→ **Data**:
__________
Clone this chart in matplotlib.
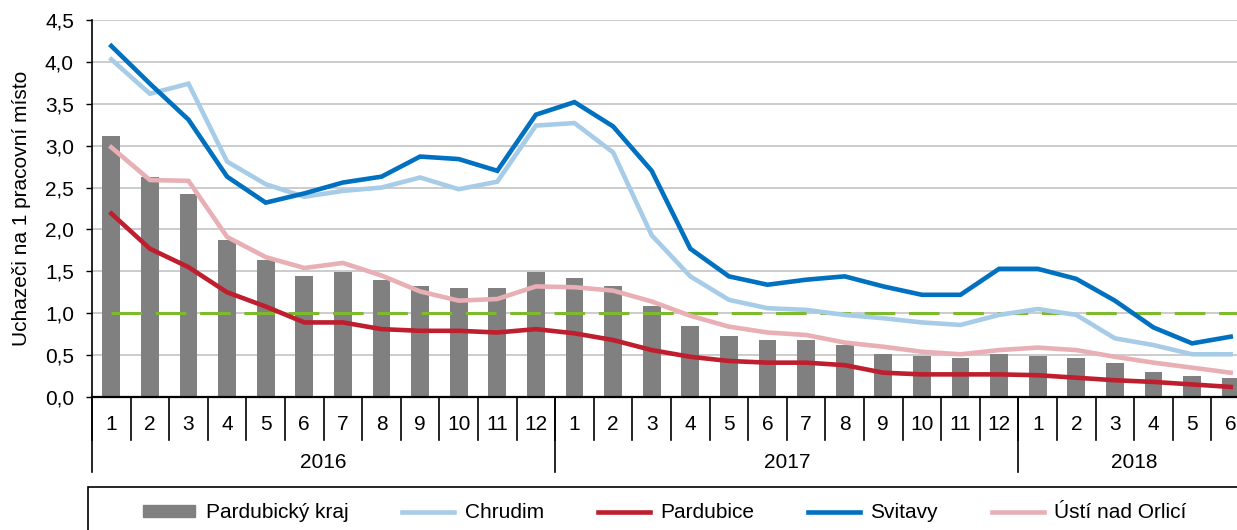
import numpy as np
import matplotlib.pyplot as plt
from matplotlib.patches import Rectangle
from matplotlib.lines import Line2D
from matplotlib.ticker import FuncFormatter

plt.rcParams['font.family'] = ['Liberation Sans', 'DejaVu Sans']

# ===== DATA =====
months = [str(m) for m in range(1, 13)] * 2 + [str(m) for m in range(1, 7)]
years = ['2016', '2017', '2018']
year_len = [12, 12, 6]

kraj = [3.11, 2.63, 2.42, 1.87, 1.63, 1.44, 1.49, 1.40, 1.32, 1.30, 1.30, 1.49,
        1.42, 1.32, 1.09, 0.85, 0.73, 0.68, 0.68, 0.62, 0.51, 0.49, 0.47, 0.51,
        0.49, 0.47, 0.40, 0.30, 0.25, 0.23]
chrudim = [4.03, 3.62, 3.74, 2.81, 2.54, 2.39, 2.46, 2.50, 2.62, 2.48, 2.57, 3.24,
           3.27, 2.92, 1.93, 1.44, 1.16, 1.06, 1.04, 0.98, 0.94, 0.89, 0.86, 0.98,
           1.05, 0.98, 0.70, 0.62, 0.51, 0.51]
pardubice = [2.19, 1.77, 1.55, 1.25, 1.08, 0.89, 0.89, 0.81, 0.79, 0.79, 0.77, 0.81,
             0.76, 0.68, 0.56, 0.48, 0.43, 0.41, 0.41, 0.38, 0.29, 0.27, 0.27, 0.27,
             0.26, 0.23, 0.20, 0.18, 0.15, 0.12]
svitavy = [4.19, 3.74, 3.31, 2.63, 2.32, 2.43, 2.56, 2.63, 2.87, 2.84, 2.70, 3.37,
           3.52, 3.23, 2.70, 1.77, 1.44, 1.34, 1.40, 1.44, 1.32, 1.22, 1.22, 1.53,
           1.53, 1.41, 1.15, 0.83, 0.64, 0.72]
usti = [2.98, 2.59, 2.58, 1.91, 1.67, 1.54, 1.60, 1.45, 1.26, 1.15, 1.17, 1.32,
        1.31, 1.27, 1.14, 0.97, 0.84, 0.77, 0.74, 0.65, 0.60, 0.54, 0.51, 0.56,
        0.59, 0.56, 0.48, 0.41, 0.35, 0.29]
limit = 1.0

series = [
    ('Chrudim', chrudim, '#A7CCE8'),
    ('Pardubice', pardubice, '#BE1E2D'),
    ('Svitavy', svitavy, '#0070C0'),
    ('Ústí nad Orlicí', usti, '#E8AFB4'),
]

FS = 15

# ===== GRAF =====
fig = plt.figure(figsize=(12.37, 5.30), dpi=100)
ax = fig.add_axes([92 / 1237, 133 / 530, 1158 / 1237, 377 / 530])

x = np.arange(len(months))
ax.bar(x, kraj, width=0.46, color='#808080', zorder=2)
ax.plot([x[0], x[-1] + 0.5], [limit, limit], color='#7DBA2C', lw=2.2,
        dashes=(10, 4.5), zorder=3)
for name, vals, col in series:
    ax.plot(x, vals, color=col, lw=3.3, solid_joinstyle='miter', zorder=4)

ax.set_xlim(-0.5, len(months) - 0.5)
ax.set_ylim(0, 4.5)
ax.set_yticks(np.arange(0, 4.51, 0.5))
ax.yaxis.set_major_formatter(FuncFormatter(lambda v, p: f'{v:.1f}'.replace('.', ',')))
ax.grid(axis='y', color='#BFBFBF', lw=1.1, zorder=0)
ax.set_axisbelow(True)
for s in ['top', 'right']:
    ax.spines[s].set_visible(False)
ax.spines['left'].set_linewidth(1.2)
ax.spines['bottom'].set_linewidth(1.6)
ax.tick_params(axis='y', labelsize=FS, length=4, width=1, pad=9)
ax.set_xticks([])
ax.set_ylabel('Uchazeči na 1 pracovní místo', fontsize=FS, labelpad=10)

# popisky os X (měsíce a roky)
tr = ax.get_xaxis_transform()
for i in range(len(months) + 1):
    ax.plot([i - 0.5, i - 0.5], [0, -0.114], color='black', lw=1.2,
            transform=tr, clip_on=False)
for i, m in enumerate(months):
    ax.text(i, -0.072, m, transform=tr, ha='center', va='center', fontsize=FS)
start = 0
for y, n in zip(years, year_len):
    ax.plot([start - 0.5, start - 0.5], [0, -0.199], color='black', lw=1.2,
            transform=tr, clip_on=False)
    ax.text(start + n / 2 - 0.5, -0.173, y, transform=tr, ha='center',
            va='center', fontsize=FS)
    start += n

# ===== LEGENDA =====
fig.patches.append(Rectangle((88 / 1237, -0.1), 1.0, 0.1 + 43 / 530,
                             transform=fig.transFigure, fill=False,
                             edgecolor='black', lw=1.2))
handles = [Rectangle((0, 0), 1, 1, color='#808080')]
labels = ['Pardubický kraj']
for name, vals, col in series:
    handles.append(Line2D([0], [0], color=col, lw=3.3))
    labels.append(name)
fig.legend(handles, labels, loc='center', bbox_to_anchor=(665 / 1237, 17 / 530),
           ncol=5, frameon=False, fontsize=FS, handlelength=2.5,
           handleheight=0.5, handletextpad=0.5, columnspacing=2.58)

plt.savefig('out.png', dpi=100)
__________
→ **Exercise objective**:
Transcribe the opening line of the listing above, please, and every line after it through the line with "year_len = [12, 12, 6]", word for word, without pictures.

→ **Full output**:
Clone this chart in matplotlib.
import numpy as np
import matplotlib.pyplot as plt
from matplotlib.patches import Rectangle
from matplotlib.lines import Line2D
from matplotlib.ticker import FuncFormatter

plt.rcParams['font.family'] = ['Liberation Sans', 'DejaVu Sans']

# ===== DATA =====
months = [str(m) for m in range(1, 13)] * 2 + [str(m) for m in range(1, 7)]
years = ['2016', '2017', '2018']
year_len = [12, 12, 6]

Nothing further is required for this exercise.